Figures from Royal Dutch Shell, BT and Diageo will this week signal the start of a busy period for corporate results.

Royal Dutch Shell will attempt to show that it is able to ride out the new era of low oil prices when it posts its full-year results on Thursday.

London-listed Shell, which employs 90,000 people in more than 70 countries, is expected to report full-year earnings up 5.4% to 17.6billion US dollars (£11.6bn) as it sells non-core assets and scraps projects following the oil price slump.

The moves forms part of the strategy of chief executive Ben van Beurden who took the helm a year ago this month and said he wanted the oil giant to improve operational performance and financial results.

Last week the Anglo-Dutch firm abandoned a 6.5bn US dollars (£4.3bn) plan to build one of the world’s biggest petrochemical plants in Qatar with rival Qatar Petroleum.

Shell said the cost of the plant made it “commercially unfeasible, particularly in the current economic climate prevailing in the energy industry.”

This move came amid a flurry of activity among oil producers to scale-back new investment in light of oil prices that have dropped by more than half since the summer.

Premier Oil recently said it would delay a final decision on whether to proceed with the 2bn US dollars (£1.3bn) Sea Lion production project off the Falkland Islands until there was a recovery in oil prices and Norway’s Statoil has handed back three exploration licences on the west coast of Greenland.

Last year Shell announced plans to sell a range of assets in the North Sea, Nigeria and the US as the industry cuts costs as a result of the fall in the oil price. Shell’s cost cutting began this time last year, six months ahead of the oil price collapse.

The market has supported Shell’s strategy sending its shares down just 1% over the last 12 months. By comparison London-listed rival BP has seen its shares fall by almost 16% in the same period.

BT reports third quarter figures on Friday amid an ongoing battle with Sky and other rivals over internet customers and TV football while it also shapes up for a return to the mobile market.

The telecoms giant has been bolstered by its offer of Premier League live matches to broadband subscribers, helping it to lead the race to sign them up.

However, second quarter net additions, though still ahead of the field, were squeezed to 88,000, their lowest level in two years, as competitors, who also include TalkTalk, lured customers with low price deals.

BT is in the middle of a three-year £738m deal to show 38 top-flight football games a season, muscling in on Sky’s turf.

There has been intensifying speculation that it will try to elbow the satellite broadcaster aside by paying more than £1bn a year to take over Sky’s majority share of televised matches, with the latest bidding process under way. It has already outspent Sky in snapping up Champions League rights from next season in a three-year deal worth £897m.

Meanwhile, BT has also been involved in a high profile return to the mobile phone market, last month announcing that it was in exclusive talks to buy the EE network for £12.5bn.

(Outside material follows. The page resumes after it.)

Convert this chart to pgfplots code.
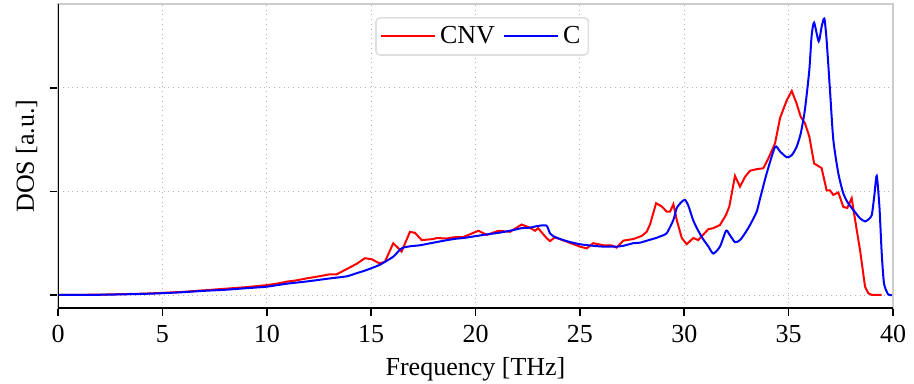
\documentclass[border=0pt]{standalone}
\usepackage{fontspec}
\setmainfont{Liberation Serif}
\usepackage{pgfplots}
\pgfplotsset{compat=1.18}
\begin{document}
\fontsize{13}{15}\selectfont
\begin{tikzpicture}
\begin{axis}[
  scale only axis,
  width=417.5pt, height=152pt,
  xmin=0, xmax=40, ymin=-0.126, ymax=2.81,
  xtick={0,5,...,40}, ytick={0,1,2}, yticklabels={},
  tick pos=left, tick align=outside,
  major tick length=4pt,
  tick style={black, line width=0.8pt},
  /pgf/number format/assume math mode=true,
  ticklabel style={font=\fontsize{13}{15}\selectfont},
  label style={font=\fontsize{13}{15}\selectfont},
  xlabel={Frequency [THz]},
  ylabel={DOS [a.u.]},
  ylabel style={at={(axis description cs:-0.014,0.5)}, anchor=south},
  xlabel style={at={(axis description cs:0.5,0)}, anchor=north, yshift=-20pt},
  grid=major,
  major grid style={gray!60, dotted, line width=0.4pt},
  axis line style={draw=gray!40, line width=1pt},
  legend style={at={(axis description cs:0.508,0.957)}, anchor=north,
    legend columns=2, draw=gray!25, line width=0.8pt, rounded corners=2pt,
    font=\fontsize{13}{15}\selectfont, inner sep=2pt,
    /tikz/every even column/.append style={column sep=2pt}},
  legend image code/.code={\draw[#1] (0cm,0cm) -- (0.95cm,0cm);},
]
\addplot[red, line width=1pt] coordinates {
(0,0) (2,0.003) (4,0.012) (5,0.02) (6,0.03) (7,0.045) (8,0.06) (9,0.075)
(10,0.095) (10.5,0.11) (11,0.13) (11.4,0.14) (11.9,0.16) (12.5,0.18)
(13.03,0.20) (13.35,0.20) (13.83,0.25) (14.3,0.30) (14.7,0.355) (15.03,0.345)
(15.4,0.305) (15.66,0.32) (16.06,0.50) (16.46,0.42) (16.86,0.61) (17.1,0.60)
(17.42,0.53) (17.98,0.54) (18.14,0.55) (18.6,0.545) (18.94,0.557) (19.42,0.56)
(19.9,0.60) (20.14,0.62) (20.54,0.58) (21.1,0.62) (21.65,0.61) (22.21,0.68)
(22.6,0.65) (22.85,0.62) (23.0,0.645) (23.4,0.55) (23.57,0.52) (23.8,0.557)
(24.37,0.515) (25.0,0.467) (25.33,0.45) (25.64,0.50) (26.12,0.48) (26.5,0.48)
(26.76,0.457) (27.08,0.525) (27.56,0.54) (27.96,0.57) (28.2,0.61) (28.36,0.68)
(28.65,0.886) (28.92,0.855) (29.16,0.805) (29.32,0.805) (29.48,0.876) (29.64,0.725)
(29.88,0.55) (30.12,0.49) (30.43,0.55) (30.67,0.53) (30.83,0.565) (31.15,0.635)
(31.39,0.645) (31.71,0.676) (32.0,0.773) (32.16,0.855) (32.43,1.15) (32.67,1.046)
(32.91,1.14) (33.15,1.20) (33.47,1.215) (33.79,1.224) (34.03,1.32) (34.35,1.465)
(34.59,1.71) (34.91,1.88) (35.15,1.97) (35.38,1.85) (35.58,1.72) (35.78,1.66)
(35.99,1.53) (36.22,1.27) (36.58,1.225) (36.82,1.01) (36.98,1.01) (37.14,0.966)
(37.38,0.99) (37.62,0.85) (37.81,0.84) (38.02,0.934) (38.26,0.63) (38.42,0.435)
(38.66,0.08) (38.82,0.016) (38.98,0) (39.46,0)
};
\addlegendentry{CNV}
\addplot[blue, line width=1pt, smooth, tension=0.4] coordinates {
(0,0) (2,0.002) (4,0.01) (5,0.017) (6,0.027) (7,0.04) (8,0.05) (9,0.065)
(10,0.08) (11,0.11) (11.9,0.13) (13.03,0.16) (13.83,0.18) (14.3,0.21)
(14.7,0.235) (15.03,0.26) (15.4,0.29) (15.66,0.32) (16.06,0.37) (16.46,0.45)
(16.86,0.47) (17.34,0.48) (17.98,0.505) (18.94,0.54) (19.42,0.55) (19.9,0.565)
(20.54,0.585) (21.1,0.60) (21.65,0.62) (22.21,0.645) (22.6,0.65) (23.0,0.667)
(23.4,0.67) (23.57,0.595) (23.8,0.56) (24.37,0.52) (25.0,0.49) (25.64,0.475)
(26.12,0.467) (26.76,0.467) (27.08,0.475) (27.56,0.50) (27.88,0.505) (28.3,0.53)
(28.65,0.55) (28.9,0.57) (29.16,0.596) (29.48,0.725) (29.64,0.84) (29.88,0.90)
(30.04,0.918) (30.2,0.86) (30.43,0.72) (30.67,0.62) (30.9,0.54) (31.15,0.47)
(31.39,0.40) (31.71,0.467) (32.0,0.62) (32.16,0.586) (32.43,0.51) (32.67,0.53)
(32.91,0.596) (33.15,0.676) (33.47,0.805) (33.63,0.93) (33.95,1.175) (34.35,1.43)
(34.59,1.385) (34.91,1.33) (35.15,1.35) (35.38,1.43) (35.58,1.56) (35.78,1.79)
(35.99,2.17) (36.1,2.5) (36.22,2.63) (36.44,2.45) (36.58,2.59) (36.71,2.67)
(36.82,2.46) (36.98,1.98) (37.14,1.50) (37.38,1.175) (37.62,0.98) (37.81,0.90)
(38.02,0.84) (38.26,0.78) (38.42,0.74) (38.66,0.71) (38.82,0.73) (38.98,0.77)
(39.1,0.95) (39.22,1.15) (39.35,0.85) (39.46,0.40) (39.57,0.11) (39.77,0.005) (39.95,0)
};
\addlegendentry{C}
\draw[black, line width=1pt] (rel axis cs:0,1) -- (rel axis cs:0,0) -- (rel axis cs:1,0);
\end{axis}
\pgfresetboundingbox
\path ([xshift=-29pt,yshift=-37.5pt]current axis.south west) rectangle ([xshift=10.5pt,yshift=2pt]current axis.north east);
\end{tikzpicture}
\end{document}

It sees the move as a part of a convergence of fixed and mobile services, with customers seamlessly transferring from their home broadband connection to the mobile network. It has already launched a business mobile service in a tie-up with EE.

The results will come a week after Hutchison Whampoa, owner of rival mobile operator Three, announced it was in talks over a £10bn deal to buy O2, which started life as BT Cellnet before being spun off in 2001, in a move which would create the UK market’s biggest player.

An average of City analysts’ forecasts for the third quarter puts BT pre-tax profits before exceptional items at £784m, up nearly 9% from £722m from the same period a year before.

Diageo, the drinks group behind brands including Smirnoff and Guinness, is expected to post a weaker set of half-year results on Thursday as sales are hit by tougher emerging markets and a shift away from vodka among US drinkers.

The London-based company is set to post earnings down 11.8% to £1.8bn compared to a year ago, with broker Numis noting a growing trend among Americans to switch to local whiskeys or bourbons where the drinks firm does not have a strong presence.

The US market, which accounts for 45% of the firm’s profits, is expected to turn in a flat first half as it suffers from an uneven recovery that has seen weaker demand from middle income consumers.

The firm’s flagship whisky brand Johnnie Walker is expected to be down compared to a year ago, partly due to the launch of extensions such as its premium Johnnie Walker Platinum last year.

Diageo’s sales fell 7.4% in the Asia Pacific in the first quarter, led by a slowdown in sales in China influenced by an austerity drive among high-spending Chinese officials.

In Europe sales slipped 1.4% over the same period driven by weak consumer confidence, and falling sales in Russia and Eastern Europe as a result of the Ukraine crisis.

At the firm’s full-year results in July, UK sales were up 2%, driven by Baileys, Captain Morgan and Ciroc vodka and offset by a 3% fall in Smirnoff sales.